Diet
can strongly influence how long you live and your
reproductive success, but now scientists have discovered
that what works for males can be very different for
females.
In the first study of its kind, the researchers
have shown that gender plays a major role in determining
which diet is better suited to promoting longer life
or better reproductive success.
In the evolutionary "battle of the sexes",
traits that benefit males are costly when expressed
in females and vice versa. This conflict may have
implications for human diet, aging and reproduction,
says a team of scientists from UNSW, the University
of Sydney and Massey University.
"When it comes to choosing the right diet, we
need to look more closely to the individual, their
sex and their reproductive stage in life," says
Associate Professor Rob Brooks, Director of the Evolution
and Ecology Research Centre at the University of New
South Wales. "It may be, for example, that women
in their child-bearing years need a different diet
to those who are post-menopausal.
"It also underlines the important lesson that
what we want to eat or, if you like, what we're programmed
to eat, is not necessarily best for us." The
researchers are conducting long-term studies on Australian
black field crickets and have discovered that the
lifespan of both males and females is maximised on
high-carbohydrate, low-protein diets, they say in
the latest issue of Current Biology.
But reproductive success differs dramatically between
the sexes when the carbohydrate-protein balance is
changed: males live longest and have the greatest
reproductive success with a diet that favours carbohydrates
to protein by eight-to-one, whereas females have greatest
success when the ratio is just one-to-one. Given a
choice, however, females eat only a small amount more
protein than males. The shared ability to sense and
choose food dooms both males and females to eat a
diet that is a compromise between what is best for
each sex.
"Male and female crickets maximise their fitness
on different diets," says UNSW's Dr Alexei Maklakov,
the study's lead author. "Despite that, the dietary
preferences of the sexes are very similar.
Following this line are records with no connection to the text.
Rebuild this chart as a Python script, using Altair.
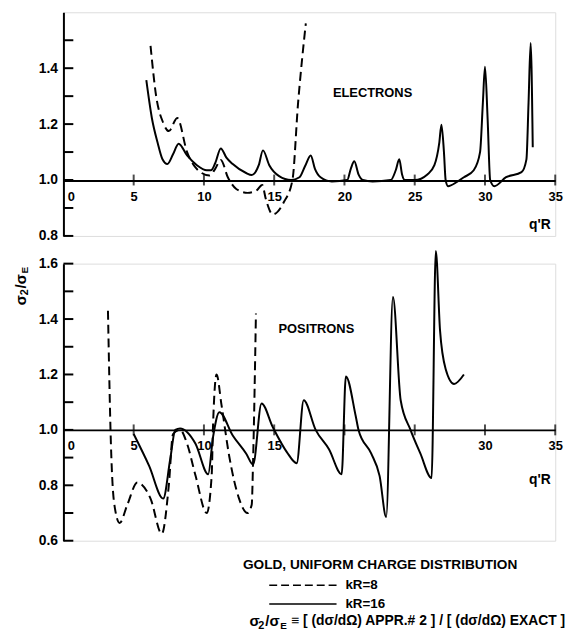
import altair as alt
import pandas as pd

# ---------------- data ----------------
# Electrons, kR = 16 (solid)
e16_x = [5.9, 6.3, 6.7, 7.05, 7.4, 7.8, 8.2, 8.8, 9.5, 10.2, 10.5, 10.8, 11.2, 11.6, 12.05, 13.0, 13.4,
         13.9, 14.2, 14.65, 15.35, 16.2, 16.8, 17.2, 17.6, 17.9, 18.3, 19.1, 20.2, 20.45, 20.7, 21.0, 21.3,
         22.0, 23.3, 23.65, 23.9, 24.1, 24.3, 25.0, 25.9, 26.4, 26.75, 26.9, 27.08, 27.2, 27.37, 28.0,
         28.5, 29.2, 29.65, 29.85, 30.0, 30.19, 30.37, 30.66, 31.5, 32.6, 32.95, 33.1, 33.25, 33.4]
e16_y = [1.357, 1.22, 1.134, 1.074, 1.057, 1.092, 1.13, 1.088, 1.053, 1.035, 1.035, 1.06, 1.113, 1.08,
         1.057, 1.025, 1.018, 1.053, 1.106, 1.053, 1.014, 1.0, 1.01, 1.05, 1.088, 1.04, 1.01, 0.995, 1.0,
         1.04, 1.067, 1.02, 1.0, 0.995, 1.0, 1.035, 1.074, 1.02, 1.0, 1.0, 1.02, 1.053, 1.134, 1.198, 1.1,
         1.0, 0.978, 0.993, 1.01, 1.035, 1.1, 1.276, 1.405, 1.216, 1.0, 0.978, 1.01, 1.028, 1.074, 1.276,
         1.49, 1.117]

# Electrons, kR = 8 (dashed)
e8_x = [6.2, 6.6, 7.1, 7.5, 8.1, 8.8, 9.7, 10.4, 10.8, 11.2, 11.7, 12.3, 13.1, 13.7, 14.15, 14.4, 14.9,
        15.7, 16.3, 16.7, 17.0, 17.25]
e8_y = [1.48, 1.3, 1.205, 1.175, 1.222, 1.1, 1.03, 1.016, 1.04, 1.072, 1.01, 0.968, 0.954, 0.961, 0.982,
        0.933, 0.877, 0.922, 1.0, 1.276, 1.44, 1.56]

# Positrons, kR = 16 (solid)
p16_x = [5.0, 6.1, 7.1, 7.6, 7.96, 8.3, 9.4, 10.3, 10.65, 11.1, 12.05, 13.0, 13.5, 14.1, 14.9, 15.9,
         16.6, 17.1, 17.95, 18.9, 19.8, 20.1, 20.8, 21.0, 21.9, 22.5, 22.97, 23.45, 24.0, 24.7, 25.4,
         26.2, 26.5, 26.8, 27.2, 27.8, 28.5]
p16_y = [0.985, 0.87, 0.752, 0.894, 1.0, 1.005, 0.95, 0.84, 0.975, 1.064, 0.98, 0.915, 0.875, 1.095,
         1.01, 0.92, 0.88, 1.107, 1.0, 0.93, 0.84, 1.193, 1.05, 1.0, 0.915, 0.834, 0.686, 1.48, 1.107,
         1.0, 0.915, 0.826, 1.646, 1.36, 1.22, 1.166, 1.2]

# Positrons, kR = 8 (dashed)
p8_x = [3.17, 3.38, 3.6, 4.0, 4.55, 5.26, 6.2, 7.0, 7.5, 7.8, 8.3, 8.8, 9.4, 10.2, 10.55, 10.65, 10.9,
        11.25, 11.8, 12.5, 13.1, 13.4, 13.5, 13.7]
p8_y = [1.43, 0.95, 0.74, 0.664, 0.73, 0.81, 0.752, 0.625, 0.8, 0.985, 1.0, 0.95, 0.835, 0.70, 0.835,
        1.02, 1.2, 1.09, 0.905, 0.752, 0.70, 0.73, 0.894, 1.42]

x_ticks = [0, 5, 10, 15, 20, 25, 30, 35]
x_minor = [5, 10, 15, 20, 25, 30, 35]
top_y_labels = [0.8, 1.0, 1.2, 1.4]
top_y_ticks = [0.8, 0.9, 1.0, 1.1, 1.2, 1.3, 1.4, 1.5]
bot_y_labels = [0.6, 0.8, 1.0, 1.2, 1.4, 1.6]
bot_y_ticks = [0.6, 0.7, 0.8, 0.9, 1.0, 1.1, 1.2, 1.3, 1.4, 1.5, 1.6]

FONT = "Liberation Sans"
W = 497
H_TOP = 226
H_BOT = 280


def line_df(xs, ys):
    return pd.DataFrame({"x": xs, "y": ys, "i": list(range(len(xs)))})


def panel(solid, dashed, ymin, ylabels, yticks, height, label_hide, name, name_xy, title_y):
    offset = -round((1.0 - ymin) * height / (1.6 - ymin))
    xaxis = alt.Axis(values=x_ticks, offset=offset, ticks=False, tickSize=0, grid=False,
                     domainColor="black", domainWidth=2, labelPadding=10,
                     labelExpr=label_hide,
                     labelAlign={"condition": {"test": "datum.value == 0", "value": "left"}, "value": "center"},
                     labelOffset={"condition": {"test": "datum.value == 0", "value": 4}, "value": 0},
                     title="q'R", titleX=481, titleY=title_y,
                     titleAlign="center", titleBaseline="middle", titleFontSize=14,
                     titleFont=FONT, titleFontWeight="bold", labelFont=FONT, labelFontSize=13,
                     labelFontWeight="bold", labelColor="black", titleColor="black")
    yaxis = alt.Axis(values=ylabels, format=".1f", ticks=False, tickSize=0, grid=False,
                     domainColor="black", domainWidth=2, labelPadding=6, title=None,
                     labelFont=FONT, labelFontSize=14, labelFontWeight="bold", labelColor="black")
    X = alt.X("x:Q", scale=alt.Scale(domain=[0, 35], nice=False, zero=False), axis=xaxis)
    Y = alt.Y("y:Q", scale=alt.Scale(domain=[ymin, 1.6], nice=False, zero=False), axis=yaxis)

    solid_l = alt.Chart(line_df(*solid)).mark_line(
        color="black", strokeWidth=2, interpolate="monotone").encode(x=X, y=Y, order="i:Q")
    dashed_l = alt.Chart(line_df(*dashed)).mark_line(
        color="black", strokeWidth=2, strokeDash=[9, 5], interpolate="monotone").encode(x=X, y=Y, order="i:Q")
    yt = alt.Chart(pd.DataFrame({"y": yticks})).mark_rule(color="black", strokeWidth=2).encode(
        y=Y, x=alt.value(0), x2=alt.value(10))
    xt = alt.Chart(pd.DataFrame({"x": x_minor, "y": [1.0] * len(x_minor)})).mark_tick(
        color="black", orient="vertical", size=11, thickness=2).encode(x=X, y=Y)
    lab = alt.Chart(pd.DataFrame({"x": [name_xy[0]], "y": [name_xy[1]], "t": [name]})).mark_text(
        font=FONT, fontSize=13, fontWeight="bold", color="black").encode(x=X, y=Y, text="t:N")
    return [dashed_l, solid_l, yt, xt, lab]


top_layers = panel((e16_x, e16_y), (e8_x, e8_y), 0.8, top_y_labels, top_y_ticks, H_TOP,
                   "datum.label", "ELECTRONS", (22.0, 1.311), 45)
top = alt.layer(*top_layers).properties(width=W, height=H_TOP)

bot_layers = panel((p16_x, p16_y), (p8_x, p8_y), 0.6, bot_y_labels, bot_y_ticks, H_BOT,
                   "(datum.value == 20 || datum.value == 25) ? '' : datum.label", "POSITRONS",
                   (18.0, 1.364), 50)

one = pd.DataFrame({"a": [0]})


def txt(s, x, y, size=13, align="left", angle=0, baseline="middle"):
    return alt.Chart(one).mark_text(text=s, font=FONT, fontSize=size, fontWeight="bold", color="black",
                                    align=align, baseline=baseline, angle=angle).encode(
        x=alt.value(x), y=alt.value(y))


def hrule(x1, x2, y, dash=None):
    kw = dict(color="black", strokeWidth=1.5)
    if dash:
        kw["strokeDash"] = dash
    return alt.Chart(one).mark_rule(**kw).encode(x=alt.value(x1), x2=alt.value(x2), y=alt.value(y))


extras = [
    # y-axis title  sigma_2 / sigma_E (rotated, reading upward)
    txt("σ", -43, 42, size=15, angle=270),
    txt("2", -39, 32, size=11, angle=270),
    txt("/σ", -43, 25, size=15, angle=270),
    txt("E", -39, 10, size=10, angle=270),
    # legend
    txt("GOLD, UNIFORM CHARGE DISTRIBUTION", 320, 305, size=13.8, align="center"),
    hrule(208, 276, 325, dash=[8, 4]),
    txt("kR=8", 285, 325, size=13.5),
    hrule(208, 276, 344),
    txt("kR=16", 285, 344, size=13.5),
    txt("σ", 188, 361, size=15),
    txt("2", 197, 366, size=11),
    txt("/σ", 204, 361, size=15),
    txt("E", 219, 366, size=10),
    txt("≡  [ (dσ/dΩ) APPR.# 2 ]  /  [ (dσ/dΩ) EXACT ]", 230, 361, size=14),
]

bot = alt.layer(*bot_layers, *extras).properties(width=W, height=H_BOT)

chart = alt.vconcat(top, bot, spacing=28, bounds="flush").properties(
    padding={"left": 5, "top": 0, "right": 0, "bottom": 5}
).configure_view(stroke=None).configure(background="white")

chart.save("out.html", embed_options={"renderer": "svg", "actions": False})
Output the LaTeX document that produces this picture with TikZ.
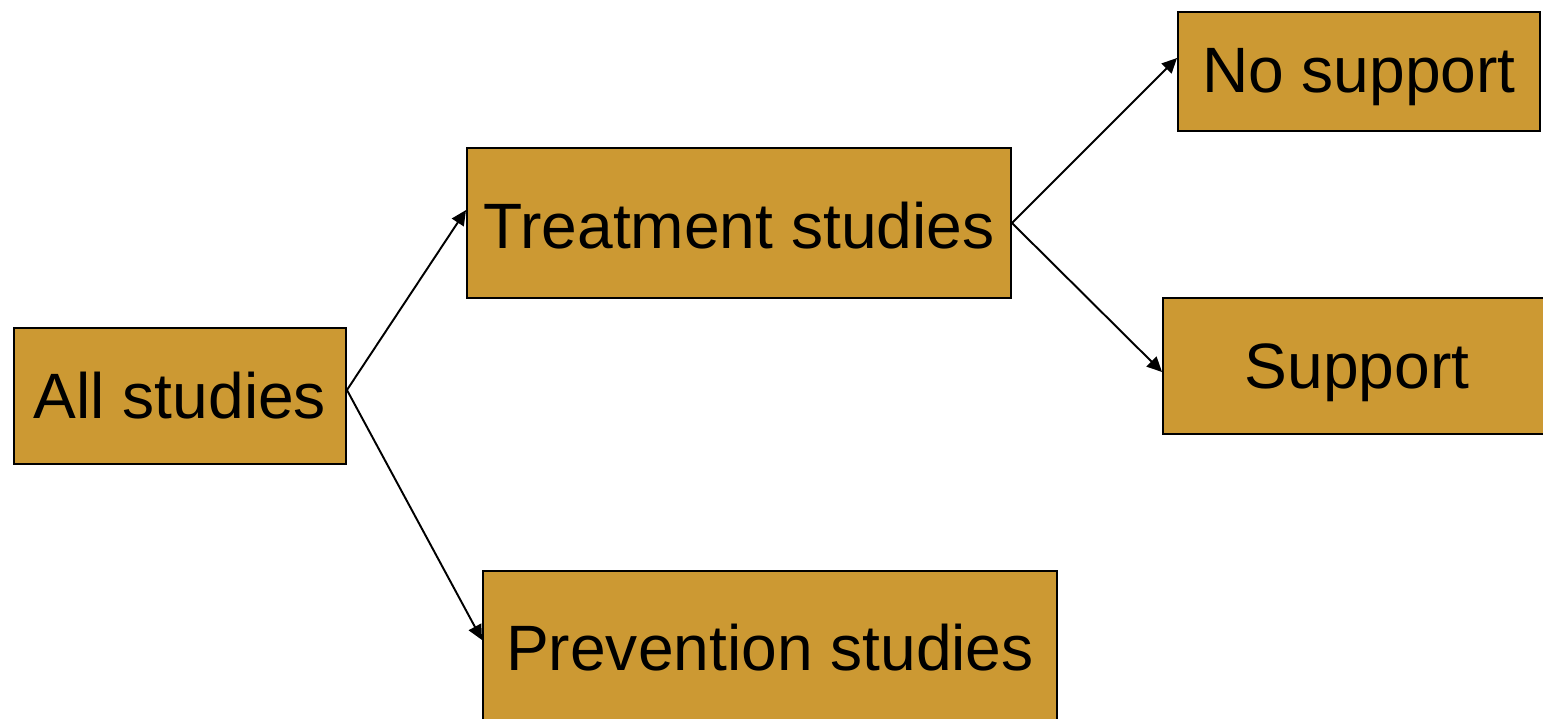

Instead
of selecting foods in a sex-specific manner, males
and females select 'intermediate' diets that are less
than optimal for both sexes.
The researchers believe the sexes share most of their
genes and this fact can constrain the evolution of
sex differences in traits such as diet choice, because
many of the same genes are likely to be responsible
for trait expression in both sexes.
Significance for humans -- "Men and women invest
differently in reproduction, a difference that is
even more marked than that between male and female
crickets," says Rob Brooks. "Think of the
tremendous amounts of energy and protein required
of a mother in carrying a baby to term and breastfeeding.
We also know that men and women need to eat different
diets - think of the careful attention we pay to what
expectant mothers eat.
"What men and women need to eat might be more
dramatically different than we had realised. However,
men and women eat very similar diets and our results
suggest that our tastes and food preferences could
be a shared compromise, as they are in crickets."